- Law firm is restoring 50% of salary reductions
- Some furloughed staff now laid off
Davis Wright Tremaine is walking back some of the austerity measures it took earlier this year, but also making some staff furloughs permanent layoffs as law firms face the new normal brought about by the coronavirus pandemic.
Davis Wright will restore 50% of the salary reductions it implemented back in May, effective Tuesday, according to an emailed statement provided to Bloomberg Law from managing partner Jeff Gray.
“Due to our focus on serving clients, developing new work, and managing billing and collections, we expect to finish the year better than we had previously modeled,” Gray said.
The firm will bring back a number of the 8% of staff furloughed earlier this year, Gray said. But it has also “made the difficult decision” to lay off some of those furloughed staff, “not knowing when, if ever, their previous work will return.”

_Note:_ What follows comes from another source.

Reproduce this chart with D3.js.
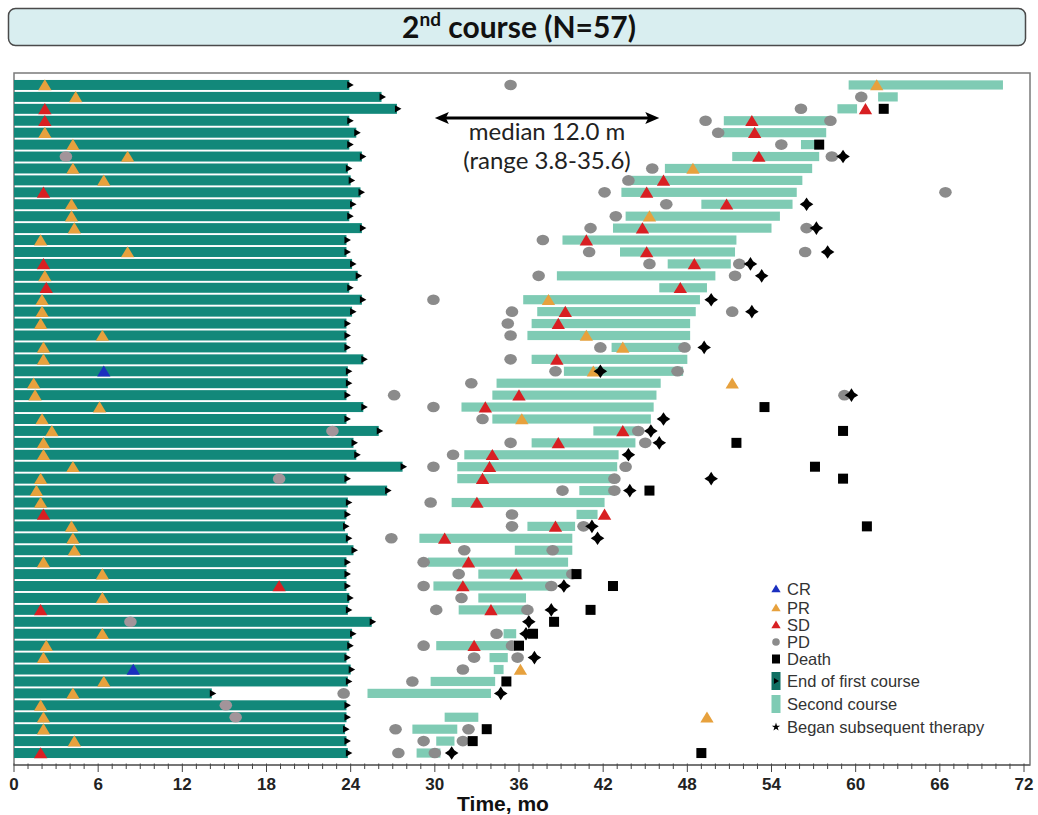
<!DOCTYPE html>
<html>
<head>
<meta charset="utf-8">
<script src="https://cdn.jsdelivr.net/npm/d3@7"></script>
<style>
  html, body { margin: 0; padding: 0; background: #ffffff; }
  svg { display: block; }
</style>
</head>
<body>
<svg id="chart" width="1038" height="815"></svg>
<script>
// Swimmer plot: first course (dark) and second course (light) per patient, with response events.

const patients = d3.range(1, 58);

// End of first course, months
const firstEnd = [
  23.9, 26.2, 27.3, 23.9, 24.4, 23.9, 24.8, 23.8, 24.0, 24.7,
  24.1, 23.9, 24.8, 23.7, 23.7, 24.1, 24.5, 23.9, 24.8, 24.1,
  23.7, 23.7, 23.7, 24.9, 23.8, 23.8, 23.7, 24.9, 23.7, 26.0,
  24.2, 24.4, 27.7, 23.7, 26.6, 23.8, 23.7, 23.6, 23.8, 24.2,
  23.7, 23.7, 23.7, 23.9, 23.8, 25.5, 24.1, 23.9, 23.7, 24.0,
  23.8, 14.1, 23.7, 23.7, 23.6, 23.7, 23.8
];

// Second course start / end, months (null = no second-course bar)
const secondStart = [
  59.5, 61.6, 58.7, 50.6, 50.5, 56.1, 51.2, 46.4, 44.0, 43.3,
  49.0, 43.6, 42.7, 39.1, 43.2, 46.6, 38.7, 46.0, 36.3, 37.3,
  36.9, 36.6, 42.6, 36.9, 39.2, 34.4, 34.1, 31.9, 34.1, 41.3,
  36.9, 32.1, 31.6, 31.6, 40.3, 31.2, 40.1, 36.6, 28.9, 35.7,
  29.5, 33.1, 29.9, 33.1, 31.7, null, 34.9, 30.1, 33.9, 34.2,
  29.7, 25.2, null, 30.7, 28.4, 30.1, 28.7
];
const secondEnd = [
  70.5, 63.0, 60.1, 58.2, 57.9, 57.4, 57.4, 56.9, 56.2, 55.8,
  55.5, 54.6, 54.0, 51.5, 51.4, 51.1, 50.0, 49.4, 48.9, 48.6,
  48.2, 48.2, 48.0, 48.0, 47.7, 46.1, 45.8, 45.6, 45.4, 44.6,
  44.3, 43.1, 43.0, 42.8, 42.8, 42.1, 41.6, 40.0, 39.8, 39.8,
  39.5, 39.6, 38.2, 36.5, 36.6, null, 35.8, 35.5, 35.2, 34.9,
  34.3, 34.0, null, 33.1, 31.6, 31.4, 30.4
];

// Events as [patient, month]
const crEvents = [[25, 6.4], [50, 8.5]];

const prEvents = [
  [1, 2.2], [1, 61.5], [2, 4.4], [5, 2.2], [6, 4.2], [7, 8.1], [8, 4.2], [8, 48.4],
  [9, 6.4], [11, 4.1], [12, 4.1], [12, 45.3], [13, 4.3], [14, 1.9], [15, 8.1],
  [17, 2.2], [19, 2.0], [19, 38.1], [20, 2.0], [21, 1.9], [22, 6.3], [22, 40.8],
  [23, 2.1], [23, 43.4], [24, 2.1], [25, 41.3], [26, 1.4], [26, 51.2], [27, 1.5],
  [28, 6.1], [29, 2.0], [29, 36.2], [30, 2.7], [31, 2.1], [32, 2.1], [33, 4.2],
  [34, 1.9], [35, 1.6], [36, 1.9], [38, 4.1], [39, 4.2], [40, 4.3], [41, 2.1],
  [42, 6.3], [44, 6.3], [47, 6.3], [48, 2.3], [49, 2.1], [50, 36.1], [51, 6.4],
  [52, 4.2], [53, 1.9], [54, 2.1], [54, 49.4], [55, 2.1], [56, 4.3]
];

const sdEvents = [
  [3, 2.2], [3, 60.7], [4, 2.2], [4, 52.6], [5, 52.8], [7, 53.1], [9, 46.3],
  [10, 2.1], [10, 45.1], [11, 50.8], [13, 44.8], [14, 40.8], [15, 45.1],
  [16, 2.1], [16, 48.5], [18, 2.3], [18, 47.5], [20, 39.3], [21, 38.8],
  [24, 38.7], [27, 36.0], [28, 33.6], [30, 43.4], [31, 38.8], [32, 34.1],
  [33, 33.9], [34, 33.4], [36, 33.0], [37, 2.1], [37, 42.1], [38, 38.6],
  [39, 30.7], [41, 32.4], [42, 35.8], [43, 18.9], [43, 32.0], [45, 1.9],
  [45, 34.0], [48, 32.8], [57, 1.9]
];

const pdEvents = [
  [1, 35.4], [2, 60.4], [3, 56.1], [4, 49.3], [4, 58.2], [5, 50.2], [6, 54.7],
  [7, 3.7], [7, 58.3], [8, 45.5], [9, 43.8], [10, 42.1], [10, 66.4], [11, 46.5],
  [12, 42.9], [13, 41.1], [13, 56.5], [14, 37.7], [15, 41.0], [15, 56.4],
  [16, 45.3], [16, 51.7], [17, 37.4], [17, 51.4], [19, 29.9], [20, 35.5],
  [20, 51.2], [21, 35.2], [22, 35.4], [23, 41.8], [23, 47.8], [24, 35.4],
  [25, 38.6], [25, 47.3], [26, 32.6], [27, 27.1], [27, 59.2], [28, 29.9],
  [29, 33.4], [30, 22.7], [30, 44.5], [31, 35.4], [31, 45.0], [32, 31.3],
  [33, 29.9], [33, 43.6], [34, 18.9], [34, 42.8], [35, 39.1], [35, 42.8],
  [36, 29.7], [37, 35.5], [38, 35.5], [38, 40.6], [39, 26.9], [40, 32.1],
  [40, 38.4], [41, 29.2], [42, 31.7], [42, 39.8], [43, 29.2], [43, 38.3],
  [44, 31.9], [45, 30.1], [45, 36.6], [46, 8.3], [47, 34.4], [48, 29.2],
  [48, 35.5], [49, 32.8], [49, 35.9], [50, 32.0], [51, 28.4], [52, 23.5],
  [53, 15.1], [54, 15.8], [55, 27.2], [55, 32.4], [56, 29.2], [56, 32.0],
  [57, 27.4], [57, 30.0]
];

const deathEvents = [
  [3, 62.0], [6, 57.4], [28, 53.5], [30, 59.1], [31, 51.5], [33, 57.1],
  [34, 59.1], [35, 45.3], [38, 60.8], [42, 40.1], [43, 42.7], [45, 41.1],
  [46, 38.5], [47, 37.0], [48, 36.0], [51, 35.1], [55, 33.7], [56, 32.7],
  [57, 49.0]
];

const therapyEvents = [
  [7, 59.1], [11, 56.5], [13, 57.2], [15, 58.0], [16, 52.5], [17, 53.3],
  [19, 49.7], [20, 52.6], [23, 49.2], [25, 41.8], [27, 59.7], [29, 46.3],
  [30, 45.4], [31, 46.0], [32, 43.8], [34, 49.7], [35, 43.9], [38, 41.2],
  [39, 41.6], [43, 39.2], [45, 38.3], [46, 36.7], [47, 36.5], [49, 37.1],
  [52, 34.7], [57, 31.2]
];

const xTickValues = d3.range(0, 73, 6);
const legendLabels = ["CR", "PR", "SD", "PD", "Death", "End of first course", "Second course", "Began subsequent therapy"];
const titleMain = "2";
const titleSup = "nd";
const titleRest = " course (N=57)";
const medianLines = ["median 12.0 m", "(range 3.8-35.6)"];
const medianSpan = [30, 46];
const xLabel = "Time, mo";

// ---- styling ----
const C = {
  first: "#12887a",
  second: "#7fcbb4",
  cr: "#1a2fbf",
  pr: "#e7a13d",
  sd: "#d81f22",
  pd: "#8b8b8b",
  pdFaded: "#a3949a",
  black: "#000000"
};

const svg = d3.select("#chart");
const frame = { left: 14, right: 1030, top: 73, bottom: 765 };

const x = d3.scaleLinear().domain([0, 72]).range([14, 1024]);
const y = d3.scaleBand().domain(patients).range([79, 759]).padding(0);
const cy = p => y(p) + y.bandwidth() / 2;

// Title banner
svg.append("rect")
  .attr("x", 8.5).attr("y", 8.5).attr("width", 1017).attr("height", 37)
  .attr("rx", 7).attr("ry", 7)
  .attr("fill", "#d9eef0").attr("stroke", "#4a4a4a").attr("stroke-width", 1.5);
const title = svg.append("text")
  .attr("x", 519).attr("y", 38)
  .attr("text-anchor", "middle")
  .attr("font-family", "Lato, 'Open Sans', sans-serif")
  .attr("font-weight", "bold")
  .attr("font-size", 30)
  .attr("fill", "#111");
title.append("tspan").text(titleMain);
title.append("tspan").attr("font-size", 19).attr("dy", -12).text(titleSup);
title.append("tspan").attr("dy", 12).text(titleRest);

// Plot frame
svg.append("rect")
  .attr("x", frame.left).attr("y", frame.top)
  .attr("width", frame.right - frame.left).attr("height", frame.bottom - frame.top)
  .attr("fill", "none").attr("stroke", "#7a7a7a").attr("stroke-width", 1.5);

const plot = svg.append("g");

// First course bars
plot.selectAll("rect.first").data(patients).join("rect")
  .attr("class", "first")
  .attr("x", x(0))
  .attr("y", p => cy(p) - 5)
  .attr("width", p => x(firstEnd[p - 1]) - x(0))
  .attr("height", 10)
  .attr("fill", C.first);

// Second course bars
const secondRows = patients.filter(p => secondStart[p - 1] != null);
plot.selectAll("rect.second").data(secondRows).join("rect")
  .attr("class", "second")
  .attr("x", p => x(secondStart[p - 1]))
  .attr("y", p => cy(p) - 4.6)
  .attr("width", p => x(secondEnd[p - 1]) - x(secondStart[p - 1]))
  .attr("height", 9.2)
  .attr("fill", C.second);

// End-of-first-course arrowheads
plot.selectAll("path.endArrow").data(patients).join("path")
  .attr("class", "endArrow")
  .attr("d", p => {
    const ex = x(firstEnd[p - 1]), yy = cy(p);
    return `M${ex - 2},${yy - 3.6}L${ex + 4.5},${yy}L${ex - 2},${yy + 3.6}Z`;
  })
  .attr("fill", C.black);

// Marker helpers
const triPath = (s) => `M0,${-s * 0.55}L${s * 0.58},${s * 0.42}L${-s * 0.58},${s * 0.42}Z`;
const starPath = (r, a) => `M0,${-r}L${a},${-a}L${r},0L${a},${a}L0,${r}L${-a},${a}L${-r},0L${-a},${-a}Z`;

function triangles(data, color, cls) {
  plot.selectAll("path." + cls).data(data).join("path")
    .attr("class", cls)
    .attr("transform", d => `translate(${x(d[1])},${cy(d[0]) + 0.5})`)
    .attr("d", triPath(11.5))
    .attr("fill", color);
}

// PD ellipses (lighter where they sit on the first-course bar)
plot.selectAll("ellipse.pd").data(pdEvents).join("ellipse")
  .attr("class", "pd")
  .attr("cx", d => x(d[1]))
  .attr("cy", d => cy(d[0]))
  .attr("rx", 6.3).attr("ry", 5.3)
  .attr("fill", d => d[1] < firstEnd[d[0] - 1] ? C.pdFaded : C.pd);

triangles(prEvents, C.pr, "pr");
triangles(sdEvents, C.sd, "sd");
triangles(crEvents, C.cr, "cr");

// Death squares
plot.selectAll("rect.death").data(deathEvents).join("rect")
  .attr("class", "death")
  .attr("x", d => x(d[1]) - 5)
  .attr("y", d => cy(d[0]) - 5)
  .attr("width", 10).attr("height", 10)
  .attr("fill", C.black);

// Subsequent therapy stars
plot.selectAll("path.tx").data(therapyEvents).join("path")
  .attr("class", "tx")
  .attr("transform", d => `translate(${x(d[1])},${cy(d[0])})`)
  .attr("d", starPath(6.8, 2.7))
  .attr("fill", C.black);

// Median duration annotation
const my = 118;
svg.append("line")
  .attr("x1", x(medianSpan[0]) + 8).attr("x2", x(medianSpan[1]) - 8)
  .attr("y1", my).attr("y2", my)
  .attr("stroke", C.black).attr("stroke-width", 3);
svg.append("path")
  .attr("d", `M${x(medianSpan[0])},${my}L${x(medianSpan[0]) + 14},${my - 6}L${x(medianSpan[0]) + 11},${my}L${x(medianSpan[0]) + 14},${my + 6}Z`)
  .attr("fill", C.black);
svg.append("path")
  .attr("d", `M${x(medianSpan[1])},${my}L${x(medianSpan[1]) - 14},${my - 6}L${x(medianSpan[1]) - 11},${my}L${x(medianSpan[1]) - 14},${my + 6}Z`)
  .attr("fill", C.black);
svg.selectAll("text.median").data(medianLines).join("text")
  .attr("class", "median")
  .attr("x", 547)
  .attr("y", (d, i) => 140 + i * 29)
  .attr("text-anchor", "middle")
  .attr("font-family", "Lato, 'Open Sans', sans-serif")
  .attr("font-size", 24)
  .attr("fill", "#222")
  .text(d => d);

// X axis
const axisG = svg.append("g").attr("transform", `translate(0,${frame.bottom})`);
axisG.append("line")
  .attr("x1", frame.left).attr("x2", frame.right)
  .attr("stroke", "#6a6a6a").attr("stroke-width", 1.5);
axisG.selectAll("line.minor").data(d3.range(0, 73, 1)).join("line")
  .attr("class", "minor")
  .attr("x1", d => x(d)).attr("x2", d => x(d))
  .attr("y1", -1.5).attr("y2", d => d % 6 === 0 ? 7 : 4)
  .attr("stroke", "#444").attr("stroke-width", 1);
axisG.selectAll("text.tick").data(xTickValues).join("text")
  .attr("class", "tick")
  .attr("x", d => x(d))
  .attr("y", 25)
  .attr("text-anchor", "middle")
  .attr("font-family", "'Liberation Sans', Arial, sans-serif")
  .attr("font-weight", "bold")
  .attr("font-size", 17)
  .attr("fill", "#222")
  .text(d => d);
svg.append("text")
  .attr("x", 503).attr("y", 811)
  .attr("text-anchor", "middle")
  .attr("font-family", "'Liberation Sans', Arial, sans-serif")
  .attr("font-weight", "bold")
  .attr("font-size", 21)
  .attr("fill", "#111")
  .text(xLabel);

// Legend
const lg = svg.append("g").attr("transform", "translate(776,0)");
const legendY = [589, 608, 625, 642, 659, 681, 704, 727];
const legendTextX = 11;
const items = lg.selectAll("g.item").data(legendLabels).join("g")
  .attr("class", "item")
  .attr("transform", (d, i) => `translate(0,${legendY[i]})`);
items.append("text")
  .attr("x", legendTextX).attr("y", 6)
  .attr("font-family", "'Liberation Sans', Arial, sans-serif")
  .attr("font-size", 16.5)
  .attr("fill", "#333")
  .text(d => d);
const sym = (i) => d3.select(items.nodes()[i]);
sym(0).append("path").attr("d", triPath(8)).attr("fill", C.cr);
sym(1).append("path").attr("d", triPath(8)).attr("fill", C.pr);
sym(2).append("path").attr("d", triPath(8)).attr("fill", C.sd);
sym(3).append("circle").attr("r", 3.8).attr("fill", C.pd);
sym(4).append("rect").attr("x", -4).attr("y", -4.5).attr("width", 8).attr("height", 9).attr("fill", C.black);
sym(5).append("rect").attr("x", -4.5).attr("y", -9).attr("width", 9).attr("height", 18).attr("fill", "#0f6f62");
sym(5).append("path").attr("d", "M-2,-3L3,0L-2,3Z").attr("fill", C.black);
sym(6).append("rect").attr("x", -4.5).attr("y", -9).attr("width", 9).attr("height", 18).attr("fill", C.second);
sym(7).append("path").attr("d", d3.symbol().type(d3.symbolStar).size(22)()).attr("fill", C.black);
</script>
</body>
</html>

“This is the result of a fundamental shift in how we expect to operate and support our clients and lawyers going forward and not a cost-cutting measure,” Gray said. Those laid off are receiving increased severance payments, additional outplacement and coaching support and coverage on medical premiums through the end of the year, the statement said.
More Roll Backs
Davis Wright is one of several Big Law firms to walk back pay cuts implemented amid concerns about the economic impact of the coronavirus pandemic, though attorney and staff layoffs remain relatively rare.
Loeb & Loeb announced last week that it would partially reverse salary cuts for its attorneys and paralegals. Other firms to roll back austerity measures include Crowell & Moring, Cadwalader, Wickersham & Taft, Holland & Knight, Katten Muchin Rosenman, Fox Rothschild, K&L Gates, Baker Botts, Reed Smith, and Sheppard, Mullin, Richter, and Hampton.

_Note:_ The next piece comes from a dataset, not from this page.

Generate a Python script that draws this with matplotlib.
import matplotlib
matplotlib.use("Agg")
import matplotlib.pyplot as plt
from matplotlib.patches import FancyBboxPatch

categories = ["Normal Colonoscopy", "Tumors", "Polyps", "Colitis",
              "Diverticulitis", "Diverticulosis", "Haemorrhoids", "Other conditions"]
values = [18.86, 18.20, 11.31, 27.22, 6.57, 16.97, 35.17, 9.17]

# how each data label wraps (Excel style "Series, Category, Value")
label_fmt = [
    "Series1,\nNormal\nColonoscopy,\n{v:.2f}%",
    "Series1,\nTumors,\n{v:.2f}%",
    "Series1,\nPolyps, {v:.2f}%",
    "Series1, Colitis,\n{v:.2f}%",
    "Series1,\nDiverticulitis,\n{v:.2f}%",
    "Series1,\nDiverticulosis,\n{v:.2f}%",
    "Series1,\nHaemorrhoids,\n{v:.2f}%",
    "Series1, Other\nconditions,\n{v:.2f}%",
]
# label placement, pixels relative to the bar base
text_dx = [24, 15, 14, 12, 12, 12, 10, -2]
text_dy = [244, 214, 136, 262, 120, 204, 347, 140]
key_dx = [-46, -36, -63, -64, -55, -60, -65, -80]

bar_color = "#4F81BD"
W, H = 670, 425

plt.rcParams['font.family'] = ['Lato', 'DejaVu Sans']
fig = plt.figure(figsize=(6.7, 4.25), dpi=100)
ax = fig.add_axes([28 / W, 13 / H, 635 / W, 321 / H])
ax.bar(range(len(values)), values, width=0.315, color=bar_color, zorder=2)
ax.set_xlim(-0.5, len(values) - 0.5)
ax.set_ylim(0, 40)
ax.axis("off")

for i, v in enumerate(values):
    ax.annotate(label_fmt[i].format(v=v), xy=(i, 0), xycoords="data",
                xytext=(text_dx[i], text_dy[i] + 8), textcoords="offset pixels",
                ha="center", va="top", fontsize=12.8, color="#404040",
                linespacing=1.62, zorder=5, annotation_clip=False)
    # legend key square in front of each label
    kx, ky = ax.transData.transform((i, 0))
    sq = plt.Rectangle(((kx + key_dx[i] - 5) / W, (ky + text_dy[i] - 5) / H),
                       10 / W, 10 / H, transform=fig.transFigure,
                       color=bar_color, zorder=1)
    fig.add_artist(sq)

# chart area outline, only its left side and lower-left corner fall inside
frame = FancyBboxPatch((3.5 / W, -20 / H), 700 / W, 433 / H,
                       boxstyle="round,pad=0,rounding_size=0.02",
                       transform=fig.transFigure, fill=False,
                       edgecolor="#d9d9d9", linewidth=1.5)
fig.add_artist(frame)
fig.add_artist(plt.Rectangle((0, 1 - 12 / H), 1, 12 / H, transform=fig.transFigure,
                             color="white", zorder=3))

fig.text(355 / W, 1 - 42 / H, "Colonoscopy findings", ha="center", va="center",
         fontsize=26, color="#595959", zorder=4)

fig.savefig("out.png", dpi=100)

Davis Wright’s spring reductions affected contract partners and C-level executives, who saw 15% pay cuts, while associates, counsel and of counsel received 12% reductions in salary. The firm’s staff also saw cuts ranging from 6% to 10%, based on salary level, with no reduction for those making less than $60,000.
The firm also reduced its quarterly equity partner distributions, with the expectation that partner compensation would be at least 25% below budget in 2020.
Gray said in the Tuesday statement the firm will increase third quarter distributions for its equity partners and is “optimistic” it will be able to do the same for the fourth quarter.